Es fácil al comienzo, es (creo) por culpa del las turbulencias, el avión es pequeño, sexta fila, ventana. La lluvia golpea el pequeño cristal, tengo miedo, fotografío lo que veo: son los cerros del monte Artxanda y Ganekogorta, de sus cumbres baja la niebla hasta la Ría, despierta la ciudad dormida. Conduzco en soledad, Laura está enferma, serpentea la carretera hasta Axpe, el tiempo se detiene al abrigo del macizo del Amboto entre prados, bosques y caliza. La comida se alarga, cruje el pan, me gusta el tacto de los manteles (son los mismos que tengo en casa, sobre los que desayuno cada mañana, zurcidos a mano en Igualada, Cortines i Tapisseria Navajas) leo un libro de Benjamín Labatut. Huelo cada alimento, me acerco el plato a la cara, me gusta cuando siento el calor de la loza sobre mis manos. Se suceden las horas, hablo poco, escucho, pregunto. Soy lo que observo. Antes de enviar de esta carta salgo a ver el amanecer, el rocío de la mañana, el sonido de la máquina del café, el agua de la ducha (caliente, me gusta muy caliente) sobre los tablones de madera, observo un lienzo de Mariscal, salgo a la terraza, el invierno mece las copas de los árboles, mañana será mi cumpleaños, en tan solo tres años cruzaré ese umbral: la edad en la que murió mi papá. Recuerdo el comentario de una lectora: “Hace dos años fue el cumple de mi padre, él ya sabía que se moría. Hoy miré en su diario que escribió ese día y ponía soy un hombre feliz. No había hecho nada especial (o sí) más que tomar un café con sus hijos y recibir la llamada de su hermana. Hoy ya no está (o sí). Eskerrik asko”.
A lo mejor tan solo es eso. Eskerrik asko. Que no es gracias. Es gratitud.
No soy yo mucho de preguntar pero hoy es diferente. ¿Cómo hacéis vosotras y vosotros para pensar con las tripas? Os leo.

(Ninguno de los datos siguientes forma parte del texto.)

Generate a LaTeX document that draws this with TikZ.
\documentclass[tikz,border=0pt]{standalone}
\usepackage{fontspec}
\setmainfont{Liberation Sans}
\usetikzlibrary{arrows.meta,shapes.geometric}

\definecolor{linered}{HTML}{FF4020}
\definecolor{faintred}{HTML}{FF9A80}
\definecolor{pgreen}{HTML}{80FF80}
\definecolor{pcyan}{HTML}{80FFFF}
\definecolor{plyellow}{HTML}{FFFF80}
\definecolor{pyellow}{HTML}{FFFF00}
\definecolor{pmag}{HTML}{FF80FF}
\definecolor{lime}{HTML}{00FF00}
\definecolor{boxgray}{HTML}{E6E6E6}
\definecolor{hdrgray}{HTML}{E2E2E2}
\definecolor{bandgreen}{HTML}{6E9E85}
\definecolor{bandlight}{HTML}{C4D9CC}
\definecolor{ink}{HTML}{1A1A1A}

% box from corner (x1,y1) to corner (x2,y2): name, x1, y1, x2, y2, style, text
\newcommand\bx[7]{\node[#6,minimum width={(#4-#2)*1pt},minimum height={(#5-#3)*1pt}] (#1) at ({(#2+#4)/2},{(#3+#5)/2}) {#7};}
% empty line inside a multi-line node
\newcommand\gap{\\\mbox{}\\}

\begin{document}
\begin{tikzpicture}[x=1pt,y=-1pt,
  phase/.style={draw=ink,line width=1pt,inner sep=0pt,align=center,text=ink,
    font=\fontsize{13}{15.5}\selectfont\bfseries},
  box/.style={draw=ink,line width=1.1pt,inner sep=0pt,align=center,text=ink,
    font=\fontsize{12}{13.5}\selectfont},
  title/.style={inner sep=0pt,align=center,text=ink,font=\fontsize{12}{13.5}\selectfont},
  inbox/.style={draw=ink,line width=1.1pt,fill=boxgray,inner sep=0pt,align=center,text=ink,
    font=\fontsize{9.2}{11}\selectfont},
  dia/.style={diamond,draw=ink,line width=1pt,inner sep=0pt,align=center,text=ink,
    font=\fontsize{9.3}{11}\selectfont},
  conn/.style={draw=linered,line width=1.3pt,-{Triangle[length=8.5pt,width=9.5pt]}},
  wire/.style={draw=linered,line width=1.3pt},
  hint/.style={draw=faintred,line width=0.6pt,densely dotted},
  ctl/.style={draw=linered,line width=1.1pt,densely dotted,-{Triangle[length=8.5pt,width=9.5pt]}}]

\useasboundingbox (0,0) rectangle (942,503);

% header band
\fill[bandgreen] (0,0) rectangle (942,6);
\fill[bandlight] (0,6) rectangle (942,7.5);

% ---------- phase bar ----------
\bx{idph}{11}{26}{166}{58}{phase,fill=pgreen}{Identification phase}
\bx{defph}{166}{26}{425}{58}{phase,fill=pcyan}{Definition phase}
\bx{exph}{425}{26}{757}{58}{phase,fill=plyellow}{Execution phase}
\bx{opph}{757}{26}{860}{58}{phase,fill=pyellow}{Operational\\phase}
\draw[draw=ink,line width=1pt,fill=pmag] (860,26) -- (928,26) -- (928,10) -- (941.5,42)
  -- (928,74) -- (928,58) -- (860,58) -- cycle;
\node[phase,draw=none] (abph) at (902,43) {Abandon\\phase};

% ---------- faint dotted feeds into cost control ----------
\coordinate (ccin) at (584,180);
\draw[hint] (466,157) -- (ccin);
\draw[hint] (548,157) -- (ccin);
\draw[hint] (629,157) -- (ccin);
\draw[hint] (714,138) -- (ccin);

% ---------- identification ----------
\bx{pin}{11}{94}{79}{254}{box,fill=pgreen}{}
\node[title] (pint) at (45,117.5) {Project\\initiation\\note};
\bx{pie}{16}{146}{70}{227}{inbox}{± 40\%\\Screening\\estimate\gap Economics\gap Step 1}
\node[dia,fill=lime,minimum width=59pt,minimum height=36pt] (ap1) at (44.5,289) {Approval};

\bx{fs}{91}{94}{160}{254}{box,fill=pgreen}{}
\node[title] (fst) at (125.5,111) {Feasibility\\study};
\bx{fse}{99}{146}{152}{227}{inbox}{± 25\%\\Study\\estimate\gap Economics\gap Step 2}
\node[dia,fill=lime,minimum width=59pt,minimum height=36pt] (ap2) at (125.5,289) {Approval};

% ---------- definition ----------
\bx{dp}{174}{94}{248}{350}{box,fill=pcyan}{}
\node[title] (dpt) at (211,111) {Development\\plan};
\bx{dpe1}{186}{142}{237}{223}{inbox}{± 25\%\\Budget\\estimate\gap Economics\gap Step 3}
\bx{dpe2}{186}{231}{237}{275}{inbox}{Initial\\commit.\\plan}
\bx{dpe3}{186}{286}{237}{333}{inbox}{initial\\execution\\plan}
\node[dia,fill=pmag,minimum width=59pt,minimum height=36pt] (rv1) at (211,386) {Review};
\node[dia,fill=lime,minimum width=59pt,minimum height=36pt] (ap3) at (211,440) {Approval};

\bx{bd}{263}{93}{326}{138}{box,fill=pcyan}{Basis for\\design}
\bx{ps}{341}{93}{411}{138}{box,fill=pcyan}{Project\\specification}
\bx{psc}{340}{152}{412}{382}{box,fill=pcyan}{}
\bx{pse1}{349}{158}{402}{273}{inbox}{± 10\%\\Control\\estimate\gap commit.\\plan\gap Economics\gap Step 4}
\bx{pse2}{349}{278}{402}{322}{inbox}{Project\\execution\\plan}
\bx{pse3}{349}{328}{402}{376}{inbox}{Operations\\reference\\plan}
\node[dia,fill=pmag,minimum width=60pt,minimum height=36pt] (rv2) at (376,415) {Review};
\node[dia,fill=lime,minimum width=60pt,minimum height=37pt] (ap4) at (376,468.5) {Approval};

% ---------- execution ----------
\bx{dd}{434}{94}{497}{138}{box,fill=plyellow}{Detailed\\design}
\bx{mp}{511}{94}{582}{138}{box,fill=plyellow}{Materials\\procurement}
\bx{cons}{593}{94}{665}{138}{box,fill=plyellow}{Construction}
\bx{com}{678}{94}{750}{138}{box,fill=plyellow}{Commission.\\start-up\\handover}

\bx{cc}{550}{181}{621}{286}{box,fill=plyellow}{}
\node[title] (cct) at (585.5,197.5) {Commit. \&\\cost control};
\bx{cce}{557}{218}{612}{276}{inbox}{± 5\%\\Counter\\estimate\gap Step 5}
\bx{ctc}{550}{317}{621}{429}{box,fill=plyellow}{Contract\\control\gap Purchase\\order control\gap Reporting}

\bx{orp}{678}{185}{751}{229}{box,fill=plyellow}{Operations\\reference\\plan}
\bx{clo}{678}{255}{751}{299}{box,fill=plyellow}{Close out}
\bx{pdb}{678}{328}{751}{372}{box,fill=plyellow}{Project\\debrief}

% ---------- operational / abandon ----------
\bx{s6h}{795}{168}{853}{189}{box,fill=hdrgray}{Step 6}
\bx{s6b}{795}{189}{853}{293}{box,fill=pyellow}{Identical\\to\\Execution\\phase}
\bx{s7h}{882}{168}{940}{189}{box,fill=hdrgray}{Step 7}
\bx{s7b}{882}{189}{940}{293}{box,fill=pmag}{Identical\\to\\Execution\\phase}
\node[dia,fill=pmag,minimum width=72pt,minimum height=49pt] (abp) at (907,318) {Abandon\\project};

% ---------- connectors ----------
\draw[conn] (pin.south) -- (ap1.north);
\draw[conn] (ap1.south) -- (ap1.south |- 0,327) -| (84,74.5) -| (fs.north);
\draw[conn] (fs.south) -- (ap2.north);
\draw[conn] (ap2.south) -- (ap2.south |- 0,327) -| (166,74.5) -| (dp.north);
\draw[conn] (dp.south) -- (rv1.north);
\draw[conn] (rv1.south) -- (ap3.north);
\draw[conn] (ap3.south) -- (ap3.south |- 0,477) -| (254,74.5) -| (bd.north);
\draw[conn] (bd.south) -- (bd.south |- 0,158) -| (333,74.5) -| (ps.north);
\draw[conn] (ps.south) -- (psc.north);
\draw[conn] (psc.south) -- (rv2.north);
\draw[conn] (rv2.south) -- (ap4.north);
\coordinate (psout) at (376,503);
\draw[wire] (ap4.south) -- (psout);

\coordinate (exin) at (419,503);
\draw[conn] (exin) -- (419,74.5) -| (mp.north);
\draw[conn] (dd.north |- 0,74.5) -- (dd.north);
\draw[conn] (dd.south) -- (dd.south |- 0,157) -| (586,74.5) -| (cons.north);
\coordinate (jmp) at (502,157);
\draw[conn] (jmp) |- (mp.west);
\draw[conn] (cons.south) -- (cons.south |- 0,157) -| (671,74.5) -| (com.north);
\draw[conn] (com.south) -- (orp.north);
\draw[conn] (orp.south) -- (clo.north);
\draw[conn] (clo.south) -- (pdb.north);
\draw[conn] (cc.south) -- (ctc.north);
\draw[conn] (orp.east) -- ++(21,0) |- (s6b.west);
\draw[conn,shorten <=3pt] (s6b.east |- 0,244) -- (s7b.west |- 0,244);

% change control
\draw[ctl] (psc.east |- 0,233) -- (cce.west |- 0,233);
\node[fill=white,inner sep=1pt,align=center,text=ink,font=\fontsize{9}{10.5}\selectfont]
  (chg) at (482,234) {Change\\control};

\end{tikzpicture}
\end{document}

Qué acierto está reflexión, Jesús.
Pensar con las tripas es dejarse habitar por la vida, sentir sin medir, existir sin esquivar. Que atraviese sin filtros, sin la urgencia de entenderlo todo. Es vivir con la piel abierta al mundo, con el corazón en primera línea, con el alma descalza.
Feliz vida.
Por las mañanas, muy temprano, voy a una pequeña capilla que está de camino a mi trabajo, no hay nadie, solo unas velas encendidas, el único ruido es el silencio. Y ahí solo escucho las tripas. Durante el día si aparece algo que me ensordece, pienso en esa “canción” y vuelven a sonar solo las tripas.